• GIVEN REQUEST:
Your answer should be one number: the count of lines in these entries that hold the word "chart".
┌─ TASK MATERIAL
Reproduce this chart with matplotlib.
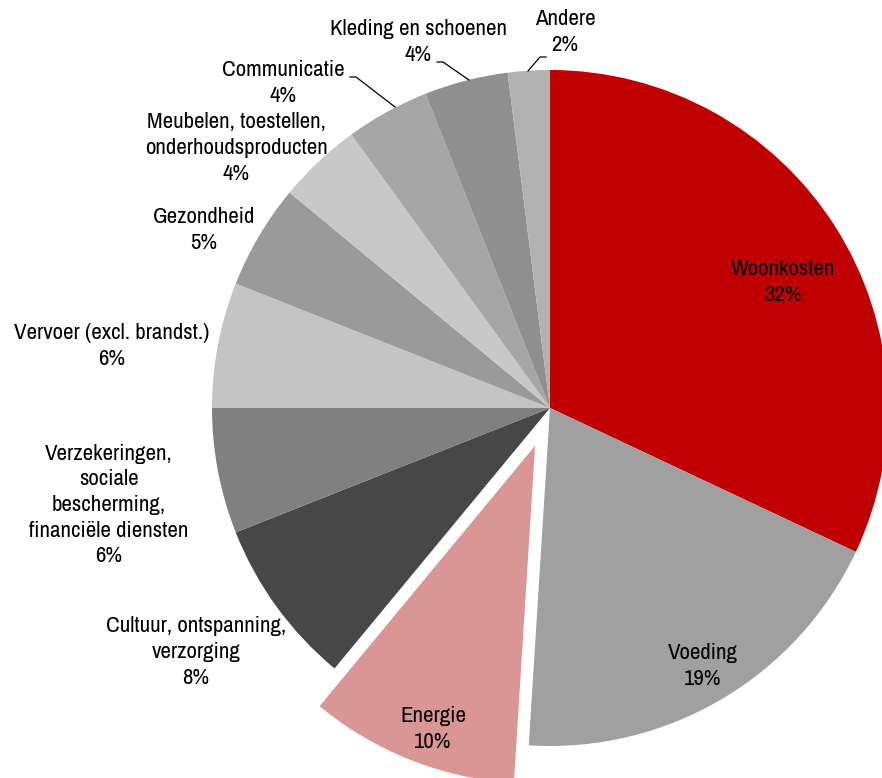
└─
┌─ TASK MATERIAL
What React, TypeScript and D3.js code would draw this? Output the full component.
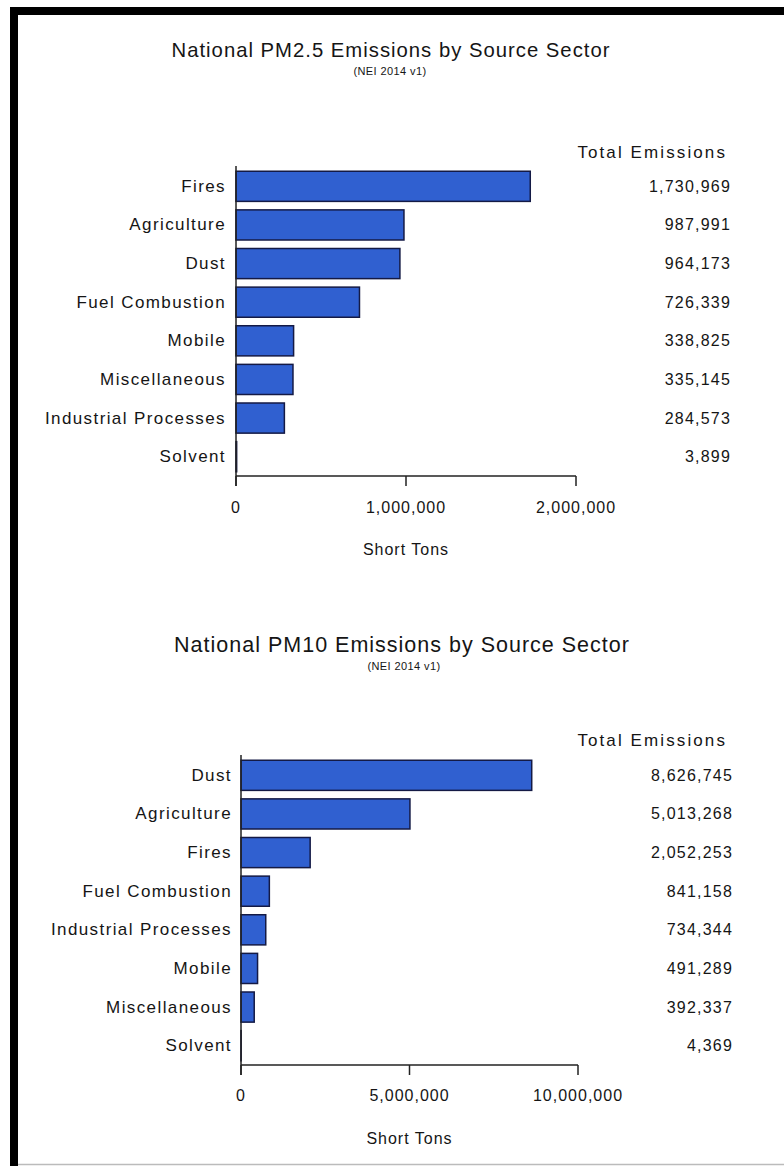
└─
┌─ TASK MATERIAL
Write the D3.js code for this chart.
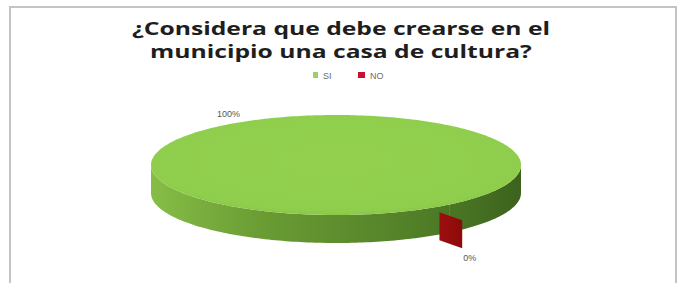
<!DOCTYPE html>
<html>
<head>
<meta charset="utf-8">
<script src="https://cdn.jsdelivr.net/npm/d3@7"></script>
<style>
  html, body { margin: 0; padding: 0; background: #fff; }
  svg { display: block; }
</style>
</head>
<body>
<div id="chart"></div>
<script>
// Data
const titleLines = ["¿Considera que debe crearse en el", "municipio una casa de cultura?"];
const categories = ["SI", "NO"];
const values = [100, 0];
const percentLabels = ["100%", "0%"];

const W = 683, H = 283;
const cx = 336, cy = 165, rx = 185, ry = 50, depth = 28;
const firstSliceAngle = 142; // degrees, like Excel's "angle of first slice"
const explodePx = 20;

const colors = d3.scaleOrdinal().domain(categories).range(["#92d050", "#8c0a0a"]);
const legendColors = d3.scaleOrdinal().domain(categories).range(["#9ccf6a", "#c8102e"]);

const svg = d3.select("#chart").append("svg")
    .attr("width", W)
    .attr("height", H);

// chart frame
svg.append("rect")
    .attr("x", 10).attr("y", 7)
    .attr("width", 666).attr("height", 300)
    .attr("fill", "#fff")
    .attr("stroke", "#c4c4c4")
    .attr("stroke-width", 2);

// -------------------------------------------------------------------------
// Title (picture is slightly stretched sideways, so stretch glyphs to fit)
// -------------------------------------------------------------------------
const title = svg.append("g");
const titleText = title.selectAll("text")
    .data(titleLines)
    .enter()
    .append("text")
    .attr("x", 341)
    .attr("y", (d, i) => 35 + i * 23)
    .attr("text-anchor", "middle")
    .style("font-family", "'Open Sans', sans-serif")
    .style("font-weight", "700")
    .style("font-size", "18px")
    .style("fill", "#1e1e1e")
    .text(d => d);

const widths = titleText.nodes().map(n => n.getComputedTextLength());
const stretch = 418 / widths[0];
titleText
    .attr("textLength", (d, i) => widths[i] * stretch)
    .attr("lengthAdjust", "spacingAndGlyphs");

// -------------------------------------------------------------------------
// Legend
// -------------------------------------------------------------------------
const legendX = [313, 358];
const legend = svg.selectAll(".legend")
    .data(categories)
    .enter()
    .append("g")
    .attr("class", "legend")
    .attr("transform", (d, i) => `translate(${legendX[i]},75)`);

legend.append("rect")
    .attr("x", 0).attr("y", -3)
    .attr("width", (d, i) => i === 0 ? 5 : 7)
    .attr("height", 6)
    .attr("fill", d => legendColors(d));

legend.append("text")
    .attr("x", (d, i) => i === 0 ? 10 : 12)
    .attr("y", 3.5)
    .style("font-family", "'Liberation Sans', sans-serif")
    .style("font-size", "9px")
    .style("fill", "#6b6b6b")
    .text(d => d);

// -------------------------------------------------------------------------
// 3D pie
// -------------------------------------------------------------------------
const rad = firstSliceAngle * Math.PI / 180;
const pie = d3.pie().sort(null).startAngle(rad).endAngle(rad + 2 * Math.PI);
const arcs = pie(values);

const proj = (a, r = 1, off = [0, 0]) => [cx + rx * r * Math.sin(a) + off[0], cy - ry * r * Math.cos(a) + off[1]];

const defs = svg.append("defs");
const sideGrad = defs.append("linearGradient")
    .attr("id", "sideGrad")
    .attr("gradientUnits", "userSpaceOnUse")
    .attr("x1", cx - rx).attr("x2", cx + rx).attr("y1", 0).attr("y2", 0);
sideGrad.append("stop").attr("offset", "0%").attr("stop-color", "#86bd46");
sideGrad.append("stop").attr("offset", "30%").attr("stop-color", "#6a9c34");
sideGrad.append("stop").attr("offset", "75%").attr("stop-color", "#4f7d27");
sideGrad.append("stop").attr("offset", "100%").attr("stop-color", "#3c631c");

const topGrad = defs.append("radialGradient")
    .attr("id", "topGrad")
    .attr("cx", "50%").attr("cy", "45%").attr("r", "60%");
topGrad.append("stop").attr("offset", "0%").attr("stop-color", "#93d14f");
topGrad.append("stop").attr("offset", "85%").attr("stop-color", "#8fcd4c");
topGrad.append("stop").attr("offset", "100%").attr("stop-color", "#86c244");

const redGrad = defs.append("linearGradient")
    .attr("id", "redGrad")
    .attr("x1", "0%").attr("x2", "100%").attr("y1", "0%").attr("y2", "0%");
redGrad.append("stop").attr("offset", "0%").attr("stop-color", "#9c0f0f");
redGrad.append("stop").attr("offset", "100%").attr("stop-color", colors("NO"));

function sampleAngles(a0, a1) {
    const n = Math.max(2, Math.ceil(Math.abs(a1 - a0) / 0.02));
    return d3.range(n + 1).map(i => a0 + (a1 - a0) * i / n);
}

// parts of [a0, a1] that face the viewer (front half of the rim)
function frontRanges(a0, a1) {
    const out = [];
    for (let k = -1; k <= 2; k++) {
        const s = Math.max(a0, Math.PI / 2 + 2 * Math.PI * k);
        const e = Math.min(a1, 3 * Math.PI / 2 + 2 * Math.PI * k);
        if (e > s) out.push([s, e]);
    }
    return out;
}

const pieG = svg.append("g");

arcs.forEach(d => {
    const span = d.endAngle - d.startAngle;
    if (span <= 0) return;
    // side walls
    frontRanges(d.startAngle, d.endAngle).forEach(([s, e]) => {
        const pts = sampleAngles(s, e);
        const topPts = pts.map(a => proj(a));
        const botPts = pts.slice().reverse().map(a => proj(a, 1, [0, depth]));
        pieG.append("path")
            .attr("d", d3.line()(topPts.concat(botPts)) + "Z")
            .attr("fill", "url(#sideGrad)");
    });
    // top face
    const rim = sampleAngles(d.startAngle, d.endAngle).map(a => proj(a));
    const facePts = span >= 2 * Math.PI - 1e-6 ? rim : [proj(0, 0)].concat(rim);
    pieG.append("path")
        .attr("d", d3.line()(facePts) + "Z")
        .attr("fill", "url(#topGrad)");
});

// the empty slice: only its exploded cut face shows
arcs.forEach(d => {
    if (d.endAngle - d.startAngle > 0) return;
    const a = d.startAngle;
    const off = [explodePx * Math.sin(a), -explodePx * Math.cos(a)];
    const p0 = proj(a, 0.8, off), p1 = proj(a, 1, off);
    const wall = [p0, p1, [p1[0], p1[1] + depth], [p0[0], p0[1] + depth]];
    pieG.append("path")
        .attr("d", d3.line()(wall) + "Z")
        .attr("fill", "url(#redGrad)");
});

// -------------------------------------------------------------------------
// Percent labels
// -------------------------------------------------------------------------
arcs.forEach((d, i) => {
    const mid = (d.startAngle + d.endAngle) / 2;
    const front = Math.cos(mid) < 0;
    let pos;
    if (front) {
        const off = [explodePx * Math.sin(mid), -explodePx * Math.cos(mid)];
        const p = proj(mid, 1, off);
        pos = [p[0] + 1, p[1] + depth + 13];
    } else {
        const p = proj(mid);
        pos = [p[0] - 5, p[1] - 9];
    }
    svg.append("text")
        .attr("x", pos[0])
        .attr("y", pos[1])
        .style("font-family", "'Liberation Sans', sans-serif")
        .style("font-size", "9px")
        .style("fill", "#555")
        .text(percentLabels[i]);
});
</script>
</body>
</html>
└─
• RESPONSE TO THE EXERCISE:
5